> Isn't this an old idea?
So are neural networks. So is attention.What's your point? Sometimes things need to be retried. Sometimes there are small subtle details that make or break an idea. So what's the point of acting dismissively? If an old idea that didn't work now works, then what's the problem? Besides, progress is typically iterative, not through leaps and bounds. The vast majority of things that look like leaps are just because we don't see the steps between. The reason I'm saying this is because that sentiment is often used to pass over working solutions and slows down their progress. So even if unintentional it should cause us to rethink how we respond. Otherwise we end up with such silly claims like "Einstein just used Tensors" and "Nash just used topology". In some sense these are accurate, but they are too high level descriptions (and these are real dismissals. Which again, so what? If it works, it works?). Why is "novelty" even a question? Novelty is only ever in the eyes of the beholder. > What is novel about the approach in the blog post? Serious question, I really can't tell after reading the post.

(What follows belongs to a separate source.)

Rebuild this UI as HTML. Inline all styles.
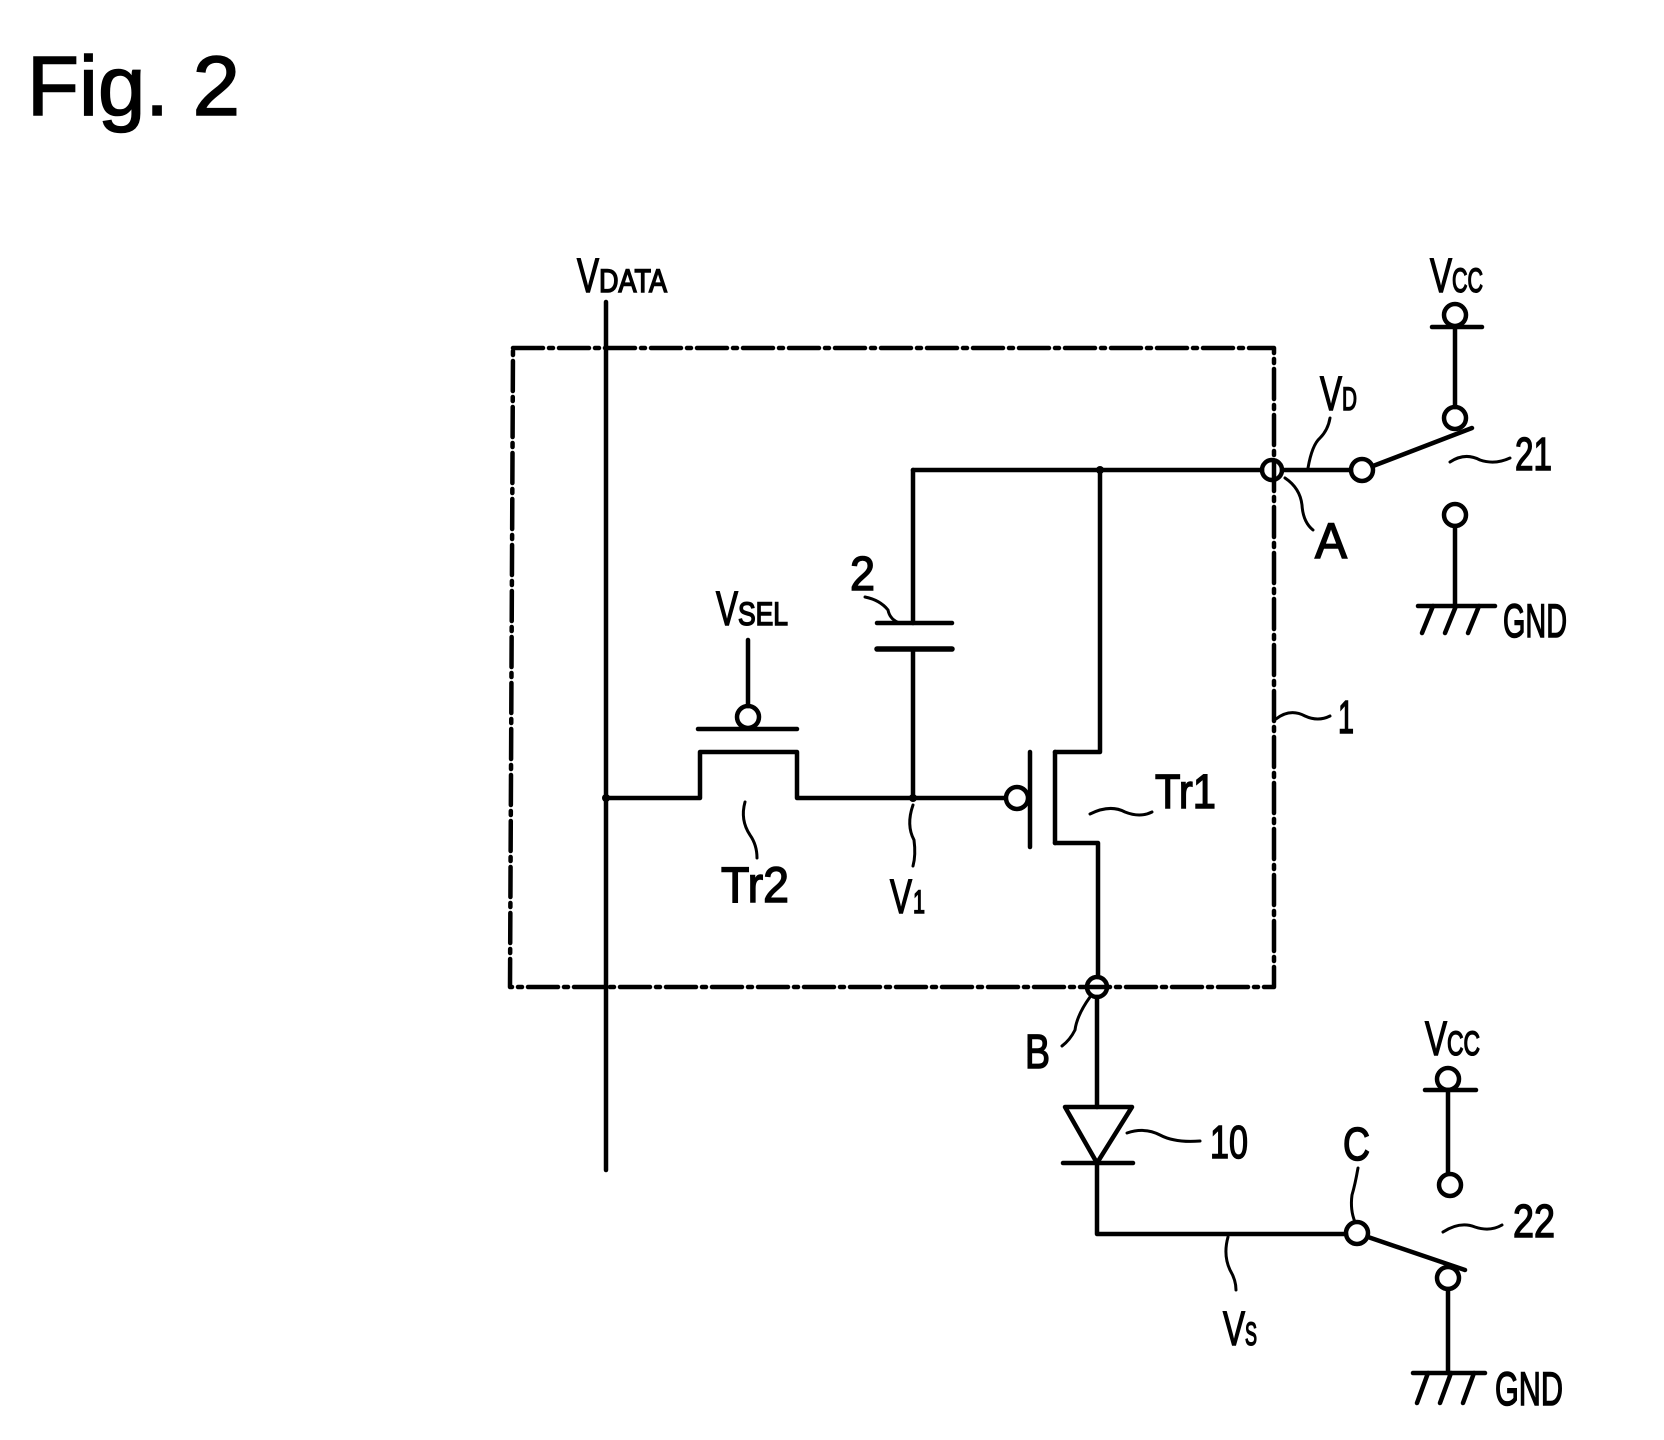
<!DOCTYPE html>
<html><head><meta charset="utf-8"><style>
html,body{margin:0;padding:0;background:#fff;}
svg{display:block;}
text{font-family:"Liberation Sans",sans-serif;fill:#000;stroke:#000;stroke-width:1.5;}
</style></head><body>
<svg width="1664" height="1440" viewBox="0 0 1664 1440" xmlns="http://www.w3.org/2000/svg">
<g stroke="#000" stroke-width="4.5" fill="none" stroke-linecap="round" stroke-linejoin="round">
<path d="M513 348 H1274 V987 H510 Z" stroke-width="4.5" stroke-dasharray="30 6 4 6"/>
<path d="M606 302 V1170"/>
<path d="M606 798 H700 V752 H797 V798 H1005"/>
<path d="M698 729 H797"/>
<circle cx="748" cy="717" r="11"/>
<path d="M748 706 V640"/>
<path d="M913 470 V623"/>
<path d="M877 623 H952"/>
<path d="M877 649 H952" stroke-width="5.5"/>
<path d="M913 649 V798"/>
<circle cx="1017" cy="798" r="11"/>
<path d="M1030 752 V847"/>
<path d="M1055 752 V843"/>
<path d="M1055 752 H1100 V470"/>
<path d="M1055 843 H1098 V977"/>
<path d="M913 470 H1262"/>
<circle cx="1272" cy="470" r="10"/>
<path d="M1282 470 H1351"/>
<circle cx="1362" cy="470" r="11"/>
<path d="M1373 466 L1472 428"/>
<circle cx="1455" cy="418" r="11"/>
<path d="M1455 407 V329"/>
<circle cx="1455" cy="315" r="11"/>
<path d="M1432 327 H1482"/>
<circle cx="1455" cy="515" r="11"/>
<path d="M1455 526 V606"/>
<path d="M1418 606 H1495"/>
<path d="M1433 606 L1422 633 M1456 606 L1445 633 M1479 606 L1468 633"/>
<circle cx="1097" cy="987" r="10"/>
<path d="M1097 997 V1107"/>
<path d="M1065 1107 H1132 L1097 1163 Z"/>
<path d="M1063 1163 H1133"/>
<path d="M1097 1163 V1234 H1346"/>
<circle cx="1357" cy="1233" r="11"/>
<path d="M1368 1237 L1465 1270"/>
<circle cx="1448" cy="1278" r="11"/>
<path d="M1448 1289 V1373"/>
<path d="M1413 1373 H1485"/>
<path d="M1428 1373 L1417 1403 M1451 1373 L1440 1403 M1474 1373 L1463 1403"/>
<circle cx="1448" cy="1079" r="11"/>
<path d="M1425 1090 H1476"/>
<path d="M1448 1090 V1173"/>
<circle cx="1450" cy="1185" r="11"/>
</g>
<g fill="#000">
<circle cx="606" cy="798" r="4"/><circle cx="913" cy="798" r="4"/><circle cx="1100" cy="470" r="4"/>
</g>
<g stroke="#000" stroke-width="3" fill="none" stroke-linecap="round">
<path d="M745 802 Q740 820 750 835 Q757 845 757 858"/>
<path d="M913 805 Q906 825 914 840 Q916 855 913 866"/>
<path d="M865 597 Q880 600 888 610 Q890 620 900 623"/>
<path d="M1090 814 Q1110 804 1125 812 Q1140 818 1152 812"/>
<path d="M1276 719 Q1290 708 1305 716 Q1318 722 1330 716"/>
<path d="M1308 468 Q1312 445 1320 438 Q1328 430 1330 418"/>
<path d="M1285 478 Q1300 488 1302 505 Q1303 522 1313 530"/>
<path d="M1450 462 Q1465 452 1480 460 Q1495 465 1510 458"/>
<path d="M1090 997 Q1077 1015 1075 1030 Q1070 1040 1062 1046"/>
<path d="M1127 1133 Q1145 1127 1160 1135 Q1175 1143 1200 1141"/>
<path d="M1358 1168 Q1355 1185 1352 1195 Q1350 1210 1355 1222"/>
<path d="M1443 1232 Q1460 1221 1475 1227 Q1490 1232 1502 1225"/>
<path d="M1228 1237 Q1223 1255 1230 1270 Q1236 1280 1236 1290"/>
</g>
<text x="27" y="115" font-size="84" textLength="213" lengthAdjust="spacingAndGlyphs">Fig. 2</text>
<text x="577" y="292" font-size="48" textLength="22" lengthAdjust="spacingAndGlyphs">V</text>
<text x="599" y="292" font-size="32" textLength="68" lengthAdjust="spacingAndGlyphs">DATA</text>
<text x="716" y="625" font-size="48" textLength="22" lengthAdjust="spacingAndGlyphs">V</text>
<text x="738" y="625" font-size="32" textLength="50" lengthAdjust="spacingAndGlyphs">SEL</text>
<text x="1320" y="410" font-size="48" textLength="22" lengthAdjust="spacingAndGlyphs">V</text>
<text x="1342" y="410" font-size="32" textLength="15" lengthAdjust="spacingAndGlyphs">D</text>
<text x="1430" y="292" font-size="48" textLength="22" lengthAdjust="spacingAndGlyphs">V</text>
<text x="1452" y="292" font-size="34" textLength="31" lengthAdjust="spacingAndGlyphs">CC</text>
<text x="1425" y="1055" font-size="48" textLength="22" lengthAdjust="spacingAndGlyphs">V</text>
<text x="1447" y="1055" font-size="34" textLength="33" lengthAdjust="spacingAndGlyphs">CC</text>
<text x="1223" y="1345" font-size="48" textLength="22" lengthAdjust="spacingAndGlyphs">V</text>
<text x="1245" y="1345" font-size="32" textLength="12" lengthAdjust="spacingAndGlyphs">S</text>
<text x="890" y="913" font-size="48" textLength="22" lengthAdjust="spacingAndGlyphs">V</text>
<text x="913" y="913" font-size="32" textLength="12" lengthAdjust="spacingAndGlyphs">1</text>
<text x="1515" y="470" font-size="46" textLength="37" lengthAdjust="spacingAndGlyphs">21</text>
<text x="1315" y="558" font-size="50" textLength="32" lengthAdjust="spacingAndGlyphs">A</text>
<text x="1338" y="733" font-size="46" textLength="16" lengthAdjust="spacingAndGlyphs">1</text>
<text x="1155" y="808" font-size="48" textLength="61" lengthAdjust="spacingAndGlyphs">Tr1</text>
<text x="721" y="902" font-size="50" textLength="68" lengthAdjust="spacingAndGlyphs">Tr2</text>
<text x="850" y="590" font-size="48" textLength="25" lengthAdjust="spacingAndGlyphs">2</text>
<text x="1025" y="1068" font-size="48" textLength="25" lengthAdjust="spacingAndGlyphs">B</text>
<text x="1210" y="1158" font-size="46" textLength="38" lengthAdjust="spacingAndGlyphs">10</text>
<text x="1343" y="1160" font-size="46" textLength="27" lengthAdjust="spacingAndGlyphs">C</text>
<text x="1513" y="1237" font-size="46" textLength="42" lengthAdjust="spacingAndGlyphs">22</text>
<text x="1503" y="637" font-size="47" textLength="64" lengthAdjust="spacingAndGlyphs">GND</text>
<text x="1495" y="1405" font-size="47" textLength="68" lengthAdjust="spacingAndGlyphs">GND</text>
</svg>
</body></html>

Honestly, I do not know, but I'll give you my best read on it.1) Scale: Don't underestimate the importance of this. While I don't think scale is all you need, it certainly is a critical factor. 2) Different optimization: I may be missing something, but it looks like they are using a different optimizer. They mention that they're using the muon optimizer constraining to a Stiefel manifold. Neither of those things are unique on their own, but is their combination? This is where I'm uncertain because such a thing would be easy to miss. Maybe someone did and was unsuccessful with it. Maybe someone did, but was not at scale. Maybe someone did, it worked, and just nobody noticed (that happens a lot!). So I think this is quite similar to how 99% of progress and breakthroughs are made: putting together ideas that seem unrelated and inventing some glue to generalize the process. At a high level this always looks like you're just putting existing things together, but that glue is really hard to make. And to continue that analogy, if we do a good enough job gluing things together then to anyone but an expert it'll look like there is no glue. It can be surprisingly difficult to tell if something is glued, welded, mated, milled, printed, or whatever. It usually takes a very keen eye to determine the answer non-destructively. |
> I figured out how to solve manifold Muon in the square case late last year, but I was unable to solve the full rectangular case and thus posed the problem as an open problem on the Modula docs. Jianlin Su solved the problem this summer
It sounds like the generalisation of projected gradient decent to "Muon" is what they're focusing on, but the derivation is all about the retraction map on the Stiefel manifold? I think I'm missing some background here.